Nicholle Cherrie’s powerhouse central performance and some clever writing by Chinonyerem Odimba flatters a story that is unecessarily thin on characterisation.
8 April 2022
Black Love begins with a poetic and fairly fruity elegy to the Vagina, sung to a seductive and silky beat, and communicated by the lead character to generations of her black sisters by means of mystical crystals and incense sticks. As a way of establishing the writer’s intent, opening scenes rarely come more note-worthy than this.
And there is no doubt that writer / director Chinonyerem Odimba has a potent and compelling message she wants to get across. Black women are rooted in generations of strength and nourished in a culture gifted with a prodigious capacity for love. They must demand the right to be listened to, heard, and respected on their own terms. It is an attractive message, reinforced by a set made mainly from pastiche loudspeakers, that certainly resonated with an enthusiastic and engaged Kiln Theatre audience.
No writer could wish for a better actor to carry her message than the delightful and captivating Nicholle Cherrie, who delivers an unforgettable dynamo of a performance as the strident, loud-mouthed central character, Aurora. Cherrie lives and breathes the role, turning Aurora into a kind of one-woman whirlwind laying waste to whatever opposition she encounters.
Happily ensconced in a flat-share with similarly cosmically named brother Orion, no-nonsense Aurora, or Ru to her friends, spends her days communing with crystals and her Friday nights clubbing, high as a kite on magic mushrooms. Her relationship with struggling-actor Orion is central to her life – the bond between brother and sister cemented by shared grief over the recent loss of their mother and conflicted memories of a philandering father.
Into this affectionate ménage à deux strides Louisa, an ambitious white girl with a saviour complex who sets her eyes on the love-stuck Orion and sets out to fashion him into the kind of black man she thinks he should be. Predictable sparks fly between the two woman. Orion, who is meantime struggling to be heard by the director of the play he has been cast in, has some sharp choices to make about who he is and what he wants.
The story, told in the fashionable combination of dialogue, music, verse, and dance, is effectively laid out by Odimba, who has evident skills as a director. At one level Black Love is about the bonds that bind siblings together. At another it is about how being true to one’s heritage and values is core to self-realisation. The problem here is not with the story, thin though it sometimes is, but with the characters.

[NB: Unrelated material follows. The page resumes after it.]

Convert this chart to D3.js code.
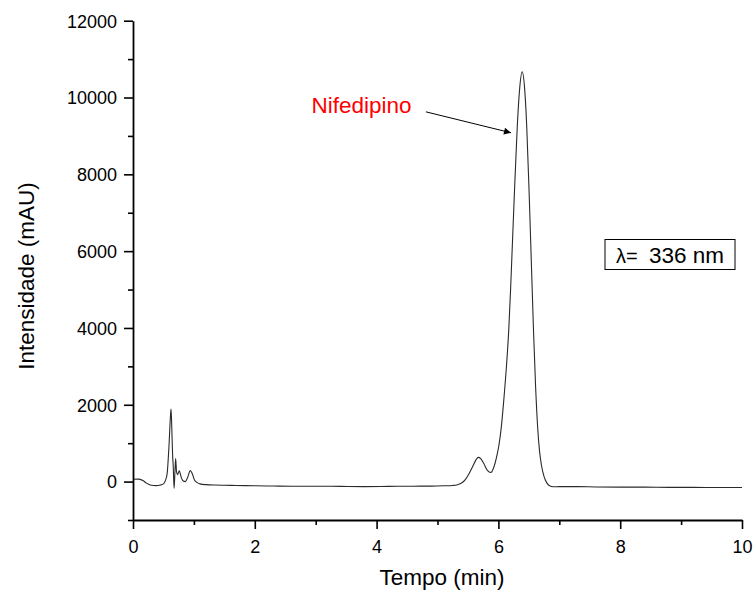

Louisa is woefully under-written, with no obvious motivation and no backstory to speak of. As a cipher for white privilege, I suppose she made sense, but as a character she was one-dimensional and dolefully unconvincing. Beth Elliot did her best with the role but deserves more to work with.
Aside from being a fiery, rave-loving, mushroom-munching, advocate for black women, I never felt I understood who Aurora was or what she wanted. The character began and ended in the same place, and her lack of empathy left me wondering if the writer was really convinced in her creation. Only Orion’s story arc really felt real, aided by a solid and likeable performance from Nathan Queely-Dennis.
Black Love is worth seeing for its positive message, quality writing and directing, and outstanding central performance, but it is manifestly not without flaws as a piece of drama.
Duration: 95 mins. No interval.
Writer / Director Chinonyerem Odimba
Cast
Aurora Nicholle Cherrie,
Orion Nathan Queely-Dennis
Louisa Beth Elliot
Full Disclosure: I paid full box-office price for the ticket.